• _What to do_
Leave out the pictures and reproduce all of the data exactly.

• _Given material_

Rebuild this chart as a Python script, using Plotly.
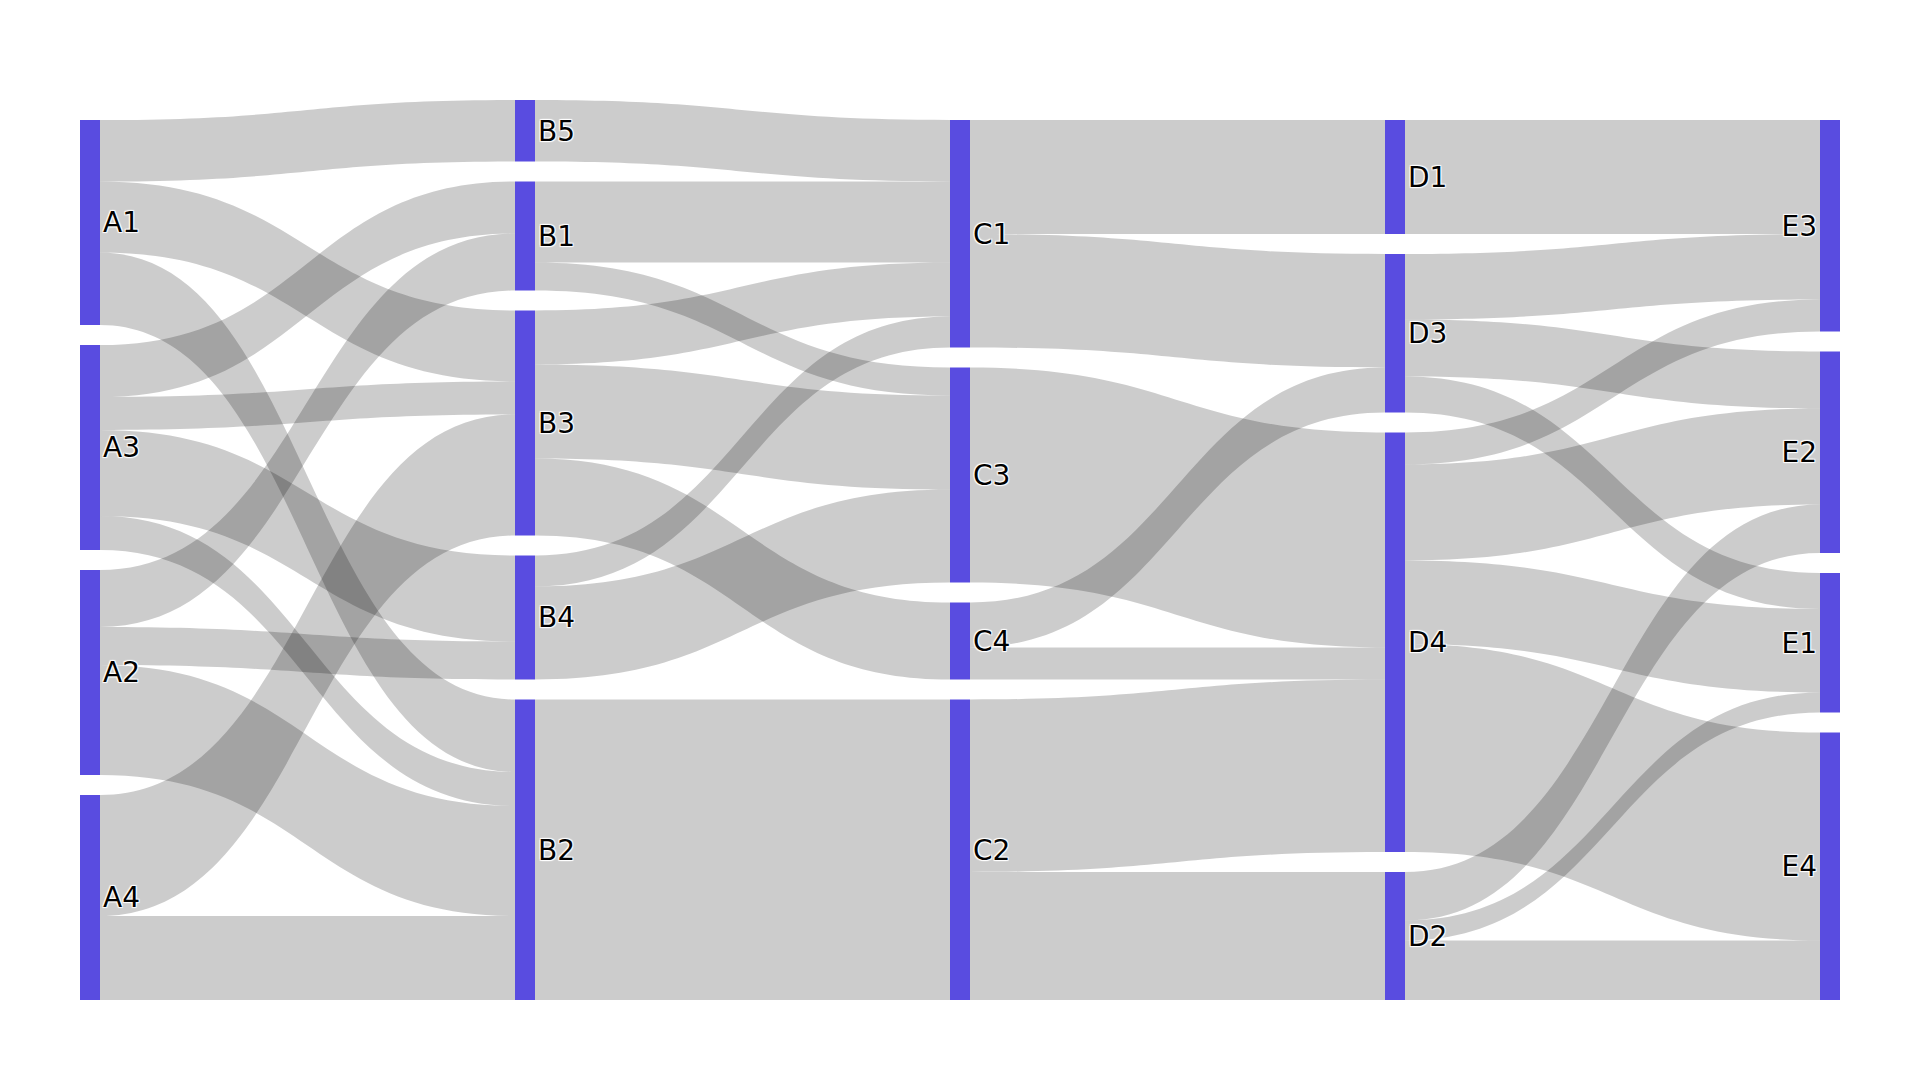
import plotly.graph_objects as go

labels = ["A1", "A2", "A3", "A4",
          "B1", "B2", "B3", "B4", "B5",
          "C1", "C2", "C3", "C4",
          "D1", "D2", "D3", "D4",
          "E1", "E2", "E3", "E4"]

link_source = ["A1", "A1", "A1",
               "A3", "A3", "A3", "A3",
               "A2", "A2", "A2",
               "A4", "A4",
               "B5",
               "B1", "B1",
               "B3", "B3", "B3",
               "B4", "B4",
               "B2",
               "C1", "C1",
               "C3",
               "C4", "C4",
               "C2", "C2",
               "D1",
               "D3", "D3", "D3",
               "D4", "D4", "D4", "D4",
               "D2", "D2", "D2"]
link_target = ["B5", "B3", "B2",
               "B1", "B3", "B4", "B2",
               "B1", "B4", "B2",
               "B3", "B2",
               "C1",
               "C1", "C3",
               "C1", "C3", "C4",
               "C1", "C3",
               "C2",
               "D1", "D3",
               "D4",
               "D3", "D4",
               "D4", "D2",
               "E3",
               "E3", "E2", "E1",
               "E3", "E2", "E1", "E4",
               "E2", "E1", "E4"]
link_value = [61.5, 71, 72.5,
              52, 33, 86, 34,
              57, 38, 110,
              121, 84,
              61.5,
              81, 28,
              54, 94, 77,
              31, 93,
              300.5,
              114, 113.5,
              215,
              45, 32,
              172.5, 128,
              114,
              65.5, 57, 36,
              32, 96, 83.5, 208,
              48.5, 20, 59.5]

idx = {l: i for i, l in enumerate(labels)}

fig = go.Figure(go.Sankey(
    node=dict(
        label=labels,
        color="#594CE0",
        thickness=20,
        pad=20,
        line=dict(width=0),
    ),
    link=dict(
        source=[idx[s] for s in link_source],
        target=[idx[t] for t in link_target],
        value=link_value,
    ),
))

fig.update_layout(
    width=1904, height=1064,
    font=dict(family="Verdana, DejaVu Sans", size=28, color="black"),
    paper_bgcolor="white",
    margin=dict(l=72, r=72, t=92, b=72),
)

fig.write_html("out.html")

• _Exercise output_
Rebuild this chart as a Python script, using Plotly.
import plotly.graph_objects as go

labels = ["A1", "A2", "A3", "A4",
          "B1", "B2", "B3", "B4", "B5",
          "C1", "C2", "C3", "C4",
          "D1", "D2", "D3", "D4",
          "E1", "E2", "E3", "E4"]

link_source = ["A1", "A1", "A1",
               "A3", "A3", "A3", "A3",
               "A2", "A2", "A2",
               "A4", "A4",
               "B5",
               "B1", "B1",
               "B3", "B3", "B3",
               "B4", "B4",
               "B2",
               "C1", "C1",
               "C3",
               "C4", "C4",
               "C2", "C2",
               "D1",
               "D3", "D3", "D3",
               "D4", "D4", "D4", "D4",
               "D2", "D2", "D2"]
link_target = ["B5", "B3", "B2",
               "B1", "B3", "B4", "B2",
               "B1", "B4", "B2",
               "B3", "B2",
               "C1",
               "C1", "C3",
               "C1", "C3", "C4",
               "C1", "C3",
               "C2",
               "D1", "D3",
               "D4",
               "D3", "D4",
               "D4", "D2",
               "E3",
               "E3", "E2", "E1",
               "E3", "E2", "E1", "E4",
               "E2", "E1", "E4"]
link_value = [61.5, 71, 72.5,
              52, 33, 86, 34,
              57, 38, 110,
              121, 84,
              61.5,
              81, 28,
              54, 94, 77,
              31, 93,
              300.5,
              114, 113.5,
              215,
              45, 32,
              172.5, 128,
              114,
              65.5, 57, 36,
              32, 96, 83.5, 208,
              48.5, 20, 59.5]

idx = {l: i for i, l in enumerate(labels)}

fig = go.Figure(go.Sankey(
    node=dict(
        label=labels,
        color="#594CE0",
        thickness=20,
        pad=20,
        line=dict(width=0),
    ),
    link=dict(
        source=[idx[s] for s in link_source],
        target=[idx[t] for t in link_target],
        value=link_value,
    ),
))

fig.update_layout(
    width=1904, height=1064,
    font=dict(family="Verdana, DejaVu Sans", size=28, color="black"),
    paper_bgcolor="white",
    margin=dict(l=72, r=72, t=92, b=72),
)

fig.write_html("out.html")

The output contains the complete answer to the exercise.